Some of you likely do know what this lock icon represents, but most Chrome users apparently don’t.
Image: The Verge

The padlock icon indicating website security has appeared in the URL bar of web browsers for so long that it’s practically become part of the furniture at this point — which is exactly why Google is planning to retire it from Chrome later this year. On Tuesday, the search giant announced that the lock will be replaced by a new “tune” icon with the release of Chrome 117 in September as part of a wider Material You-themed redesign of the browser.

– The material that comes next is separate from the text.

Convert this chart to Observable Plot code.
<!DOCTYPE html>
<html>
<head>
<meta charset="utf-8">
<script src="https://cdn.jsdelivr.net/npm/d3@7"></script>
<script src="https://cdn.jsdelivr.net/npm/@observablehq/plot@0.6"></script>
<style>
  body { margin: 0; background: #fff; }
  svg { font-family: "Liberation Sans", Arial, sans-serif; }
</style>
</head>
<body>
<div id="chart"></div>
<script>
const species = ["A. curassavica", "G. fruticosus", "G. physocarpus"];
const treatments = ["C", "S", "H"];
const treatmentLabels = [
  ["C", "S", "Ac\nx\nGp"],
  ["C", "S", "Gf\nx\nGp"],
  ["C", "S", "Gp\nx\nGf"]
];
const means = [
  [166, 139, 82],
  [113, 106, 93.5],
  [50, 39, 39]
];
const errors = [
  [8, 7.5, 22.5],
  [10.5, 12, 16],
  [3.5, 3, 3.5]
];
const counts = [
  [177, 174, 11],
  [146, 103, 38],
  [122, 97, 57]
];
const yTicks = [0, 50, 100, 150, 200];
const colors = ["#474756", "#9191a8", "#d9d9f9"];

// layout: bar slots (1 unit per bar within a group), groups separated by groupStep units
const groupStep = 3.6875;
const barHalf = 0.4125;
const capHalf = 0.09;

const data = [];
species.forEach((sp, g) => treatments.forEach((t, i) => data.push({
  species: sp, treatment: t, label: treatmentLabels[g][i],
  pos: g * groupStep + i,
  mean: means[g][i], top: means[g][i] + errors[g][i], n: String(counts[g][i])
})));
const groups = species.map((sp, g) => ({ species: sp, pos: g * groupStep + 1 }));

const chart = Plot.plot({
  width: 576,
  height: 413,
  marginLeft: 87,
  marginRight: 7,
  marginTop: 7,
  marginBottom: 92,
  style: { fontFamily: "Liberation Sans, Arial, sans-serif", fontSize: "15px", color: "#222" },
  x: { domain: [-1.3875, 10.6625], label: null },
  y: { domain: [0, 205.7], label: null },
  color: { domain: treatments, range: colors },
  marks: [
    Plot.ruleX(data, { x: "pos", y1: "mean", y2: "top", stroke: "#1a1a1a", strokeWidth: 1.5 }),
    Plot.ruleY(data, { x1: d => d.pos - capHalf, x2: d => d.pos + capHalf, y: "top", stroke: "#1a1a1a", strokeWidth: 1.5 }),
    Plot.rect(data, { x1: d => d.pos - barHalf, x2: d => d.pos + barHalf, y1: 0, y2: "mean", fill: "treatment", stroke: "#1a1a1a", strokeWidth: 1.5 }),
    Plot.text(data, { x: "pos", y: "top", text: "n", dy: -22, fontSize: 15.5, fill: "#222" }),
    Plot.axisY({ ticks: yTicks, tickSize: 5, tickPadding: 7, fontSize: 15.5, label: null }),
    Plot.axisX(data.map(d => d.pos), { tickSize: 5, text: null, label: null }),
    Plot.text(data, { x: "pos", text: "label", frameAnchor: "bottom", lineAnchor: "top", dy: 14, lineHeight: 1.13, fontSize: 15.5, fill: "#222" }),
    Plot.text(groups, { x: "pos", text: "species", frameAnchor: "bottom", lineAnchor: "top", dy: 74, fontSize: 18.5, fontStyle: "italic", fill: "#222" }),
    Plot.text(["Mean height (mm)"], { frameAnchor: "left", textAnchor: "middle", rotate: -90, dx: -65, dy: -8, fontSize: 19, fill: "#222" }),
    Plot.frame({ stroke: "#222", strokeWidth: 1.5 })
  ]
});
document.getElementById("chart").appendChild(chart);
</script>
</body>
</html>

The reasons for the update go beyond just “prettying” up Chrome: Google claims that in a study it conducted in 2021, only 11 percent of participants actually understood the intended purpose of the lock icon. It first appeared back in the ’90s following Netscape’s introduction of HTTPS, a protocol that allows users to safely send sensitive data such as banking information and login credentials via the web through encryption. As such, the lock icon would be displayed when browsing a website using HTTPS to signal that the network connection was secure.

The new tune icon set to replace the lock icon in Google Chrome in September 2023.
This is the new tune icon. Maybe it’s just me, but I don’t look at this design and immediately think of settings or controls.
Image: Google

That served a purpose back when HTTPS was uncommon and people needed to be better informed of its benefits, but these days, over 95 percent of Chrome webpages loaded on Windows are using the protocol, so it’s become the default connection. And Google believes that users may mistakenly believe that the lock logo is instead an overall indication of trust or reliability — a potentially dangerous thought given that HTTPS doesn’t protect against things like phishing scams.

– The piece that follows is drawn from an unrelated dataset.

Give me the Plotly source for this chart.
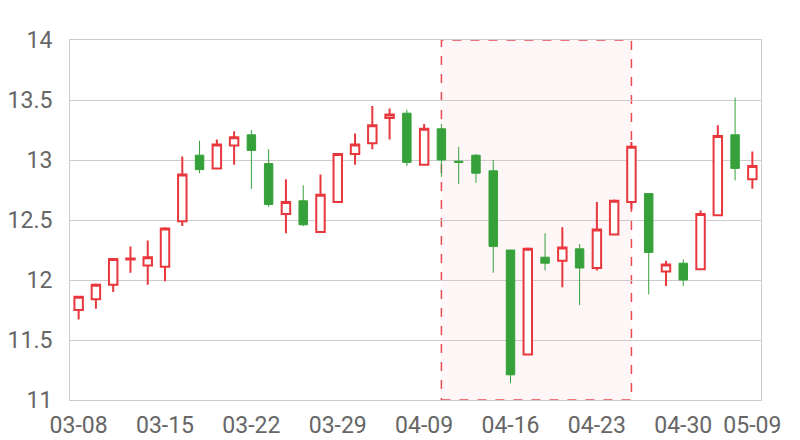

To get around this, the lock will be replaced with a variant of the tune icon that’s often used to represent control menus. That symbol doesn’t misleadingly scream “trustworthy” and has the added benefit of encouraging users to click through and access more information about their security and connection settings — a function that Google’s research allegedly shows few people were actually aware of. The new tune icon isn’t getting any additional features otherwise and will continue to mark plaintext HTTP (few as they may be) as insecure on all platforms.

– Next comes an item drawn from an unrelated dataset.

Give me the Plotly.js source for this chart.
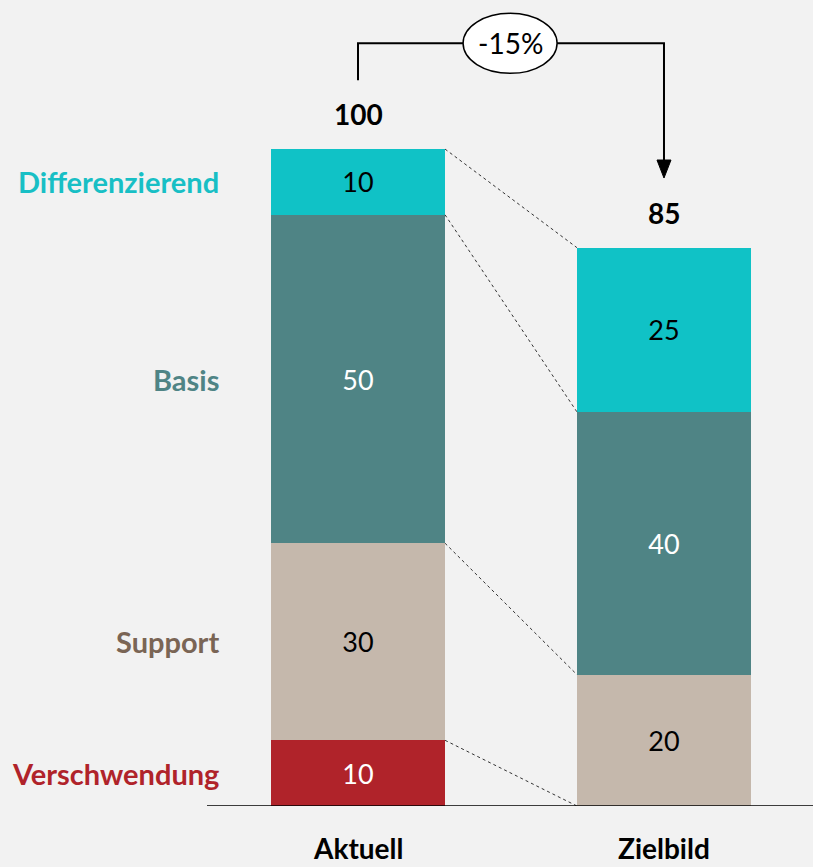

A screenshot taken of Chrome’s site controls
The page controls under the tune icon will remain unchanged, but Google hopes the new design will encourage more users to click through and view them.
Image: Google

This isn’t the first time that Google has changed the lock icon. It had a redesign back in 2016 to remove colors from the icon in favor of a more neutral look, and the company said that it was “re-examining” the design again back in 2021, though it had initially planned to replace it with a downward-pointing arrow at that time. I’d argue that using an arrow may have been a better choice here from a UI perspective (given it suggests you can expand to see more). It took me an embarrassingly long time to realize the tune symbol represented a slider control, but perhaps other users have a keener eye in this instance.

Chrome’s current lock icon on desktop and Android will be replaced at the same time in “early September 2023.” Meanwhile, Google will be pulling it entirely from Chrome on iOS, as the lock icon wasn’t tappable on that platform. Users who have access to the Chrome Canary channel — an experimental version of the browser used for testing early releases — can see how the new tune icon looks by enabling the Chrome Refresh 2023 flag, though Google notes that the feature is still being developed and is therefore subject to change before a final release.